Burford Capital, the litigation funder whose shares lost almost half their value last week, has said trading in its shares “shows evidence consistent with illegal market manipulation”.
The UK firm said traders had cancelled orders in order to deliberately depress the share price.
Burford’s share price plunged after its accounting methods were criticised by Muddy Waters, a US investment firm.
Muddy Waters rejected Burford’s analysis of the share trading.
The City watchdog, the Financial Conduct Authority, said it was investigating the claims.
The suggestion of illegal activity raises the stakes in the conflict between Burford and those betting against its business model.

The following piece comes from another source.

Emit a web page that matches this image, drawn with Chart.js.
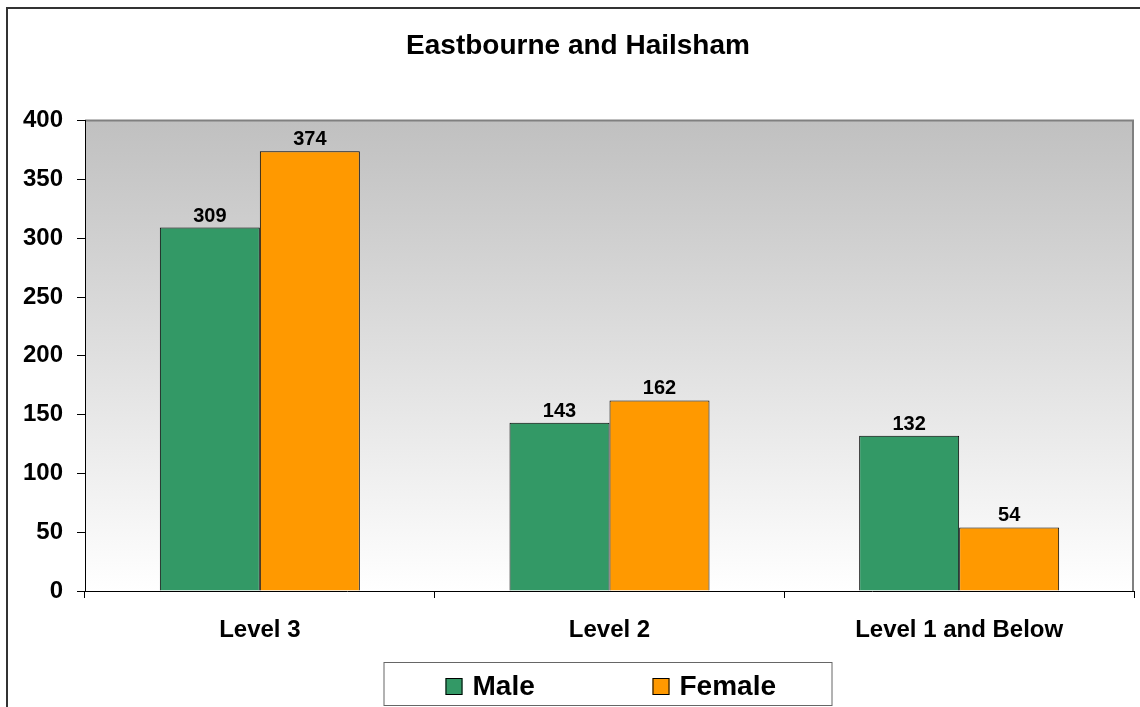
<!DOCTYPE html>
<html>
<head>
<meta charset="utf-8">
<title>Eastbourne and Hailsham</title>
<script src="https://cdn.jsdelivr.net/npm/chart.js@4/dist/chart.umd.min.js"></script>
<style>
  html, body { margin: 0; padding: 0; background: #fff; }
  canvas { display: block; }
</style>
</head>
<body>
<canvas id="chart" width="1140" height="707"></canvas>
<script>
// qualification levels and counts per gender
const levels = ['Level 3', 'Level 2', 'Level 1 and Below'];
const maleCounts = [309, 143, 132];
const femaleCounts = [374, 162, 54];

const FONT = '"Liberation Sans", Arial, sans-serif';

// white page, dark frame round it and grey gradient behind the bars
const backdrop = {
    id: 'backdrop',
    afterLayout(chart) {
        // nudge the title a little right of the canvas centre
        const t = chart.titleBlock;
        if (t) { t.left += 11; t.right += 11; }
    },
    beforeDraw(chart) {
        const c = chart.ctx;
        const a = chart.chartArea;
        c.save();
        c.fillStyle = '#fff';
        c.fillRect(0, 0, chart.width, chart.height);
        c.strokeStyle = '#333';
        c.lineWidth = 2;
        c.strokeRect(7, 8, chart.width + 20, chart.height + 20);
        const g = c.createLinearGradient(0, a.top, 0, a.bottom);
        g.addColorStop(0, '#c0c0c0');
        g.addColorStop(1, '#ffffff');
        c.fillStyle = g;
        c.fillRect(a.left, a.top, a.right - a.left, a.bottom - a.top);
        // grey edge on top and right of the plot
        c.strokeStyle = '#808080';
        c.lineWidth = 2;
        c.beginPath();
        c.moveTo(a.left, a.top);
        c.lineTo(a.right - 1, a.top);
        c.lineTo(a.right - 1, a.bottom);
        c.stroke();
        c.restore();
    }
};

// value above each bar
const barValues = {
    id: 'barValues',
    afterDatasetsDraw(chart) {
        const c = chart.ctx;
        c.save();
        c.font = 'bold 20px ' + FONT;
        c.fillStyle = '#000';
        c.textAlign = 'center';
        c.textBaseline = 'alphabetic';
        chart.data.datasets.forEach((ds, i) => {
            chart.getDatasetMeta(i).data.forEach((bar, j) => {
                c.fillText(ds.data[j], bar.x, bar.y - 6);
            });
        });
        c.restore();
    }
};

// boxed legend under the axis
const boxLegend = {
    id: 'boxLegend',
    afterDraw(chart) {
        const c = chart.ctx;
        const mid = (chart.chartArea.left + chart.chartArea.right) / 2;
        const left = mid - 226;
        c.save();
        c.strokeStyle = '#666';
        c.lineWidth = 1;
        c.strokeRect(left + 0.5, 662.5, 448, 43);
        c.font = 'bold 28px ' + FONT;
        c.textBaseline = 'alphabetic';
        const slots = [62, 269];
        chart.data.datasets.forEach((ds, i) => {
            const x = left + slots[i];
            c.fillStyle = ds.backgroundColor;
            c.fillRect(x, 678, 17, 17);
            c.strokeStyle = '#000';
            c.strokeRect(x + 0.5, 678.5, 16, 16);
            c.fillStyle = '#000';
            c.fillText(ds.label, x + 27, 695);
        });
        c.restore();
    }
};

new Chart(document.getElementById('chart'), {
    type: 'bar',
    data: {
        labels: levels,
        datasets: [{
            label: 'Male',
            data: maleCounts,
            backgroundColor: '#339966',
            borderColor: '#000',
            borderWidth: 1,
        }, {
            label: 'Female',
            data: femaleCounts,
            backgroundColor: '#ff9900',
            borderColor: '#000',
            borderWidth: 1,
        }]
    },
    options: {
        responsive: false,
        animation: false,
        devicePixelRatio: 1,
        categoryPercentage: 0.572,
        barPercentage: 1,
        layout: {
            padding: {left: 0, right: 6, top: 0, bottom: 56}
        },
        plugins: {
            legend: {display: false},
            tooltip: {enabled: false},
            title: {
                display: true,
                text: 'Eastbourne and Hailsham',
                color: '#000',
                font: {family: FONT, size: 28, weight: 'bold', lineHeight: 1.2},
                padding: {top: 29, bottom: 58}
            }
        },
        scales: {
            x: {
                grid: {drawOnChartArea: false, tickLength: 7, color: '#000', offset: true},
                border: {color: '#000', width: 1},
                ticks: {
                    color: '#000',
                    padding: 18,
                    maxRotation: 0,
                    font: {family: FONT, size: 24, weight: 'bold'}
                },
                afterFit(scale) { scale.height = 60; }
            },
            y: {
                min: 0,
                max: 400,
                grid: {drawOnChartArea: false, tickLength: 8, color: '#000'},
                border: {color: '#000', width: 1},
                ticks: {
                    stepSize: 50,
                    color: '#000',
                    padding: 14,
                    font: {family: FONT, size: 24, weight: 'bold'}
                },
                afterFit(scale) { scale.width = 85; }
            }
        }
    },
    plugins: [backdrop, barValues, boxLegend]
});
</script>
</body>
</html>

Last week, the firm said its accounting practices were industry-standard, and in its latest statement it spoke out again to defend itself.
“Burford’s market-leading business today is the same as Burford was a week ago,” boss Christopher Bogart said.
“What has changed is that a substantial amount of market value was wiped out by activity we believe is consistent with illegal market manipulation that has nothing to do with Burford’s business. That is wrong and that is illegal.”
‘Spoofing and layering’
Burford lends money to support litigation cases with a view to receiving a share of the proceeds.
The company said it conducted its research into the trading in its shares with Prof Joshua Mitts of Columbia University in New York . They used London Stock Exchange data to analyse trades immediately before and after Muddy Waters’ research into the firm was published.
They say traders, as yet unidentified, used two strategies to try to depress the value of Burford’s shares in order to make money from so-called “short selling”.
Short selling is when investors bet against a share price in the expectation that the shares will go down. It is not illegal but manipulating the price of a share is.
According to Burford, the first strategy used was “spoofing”, which involves placing many orders to sell a company’s stock at a price cheaper than the current cheapest price. These orders are cancelled before they can be completed. The aim is to suggest there are more sellers are in the market thus driving down the price.
Burford said the second strategy was “layering”. Here, the share prices offered are higher and less likely to be met, but suggest again that a high volume of shares are available for sale, driving down prices.
In response to Burford’s claims, Muddy Waters said: “The only manipulation is that of Burford’s return metrics, accounts, and disclosures.”
In a critique published last week, Muddy Waters had questioned the accuracy of Bruford’s accounting practices.
Speaking to the BBC’s today programme on Thursday, Muddy Waters’ founder Carson Block said: “I can’t remember the first time we heard of Burford. It’s a stock that has attracted the attention of smart money investors for a while, saying, it seems too good to be true, there’s a lot of red flags.”
Muddy Waters described Burford as being a “perfect storm for an accounting fiasco” with “laughter-inducing” corporate governance.
The Financial Conduct Authority said: “The FCA has been aware of these matters since the first tweet and price movements on Tuesday of last week and at that point we began undertaking wide-ranging enquiries.
“We will continue to make enquiries using the wide range of data and resources at our disposal.”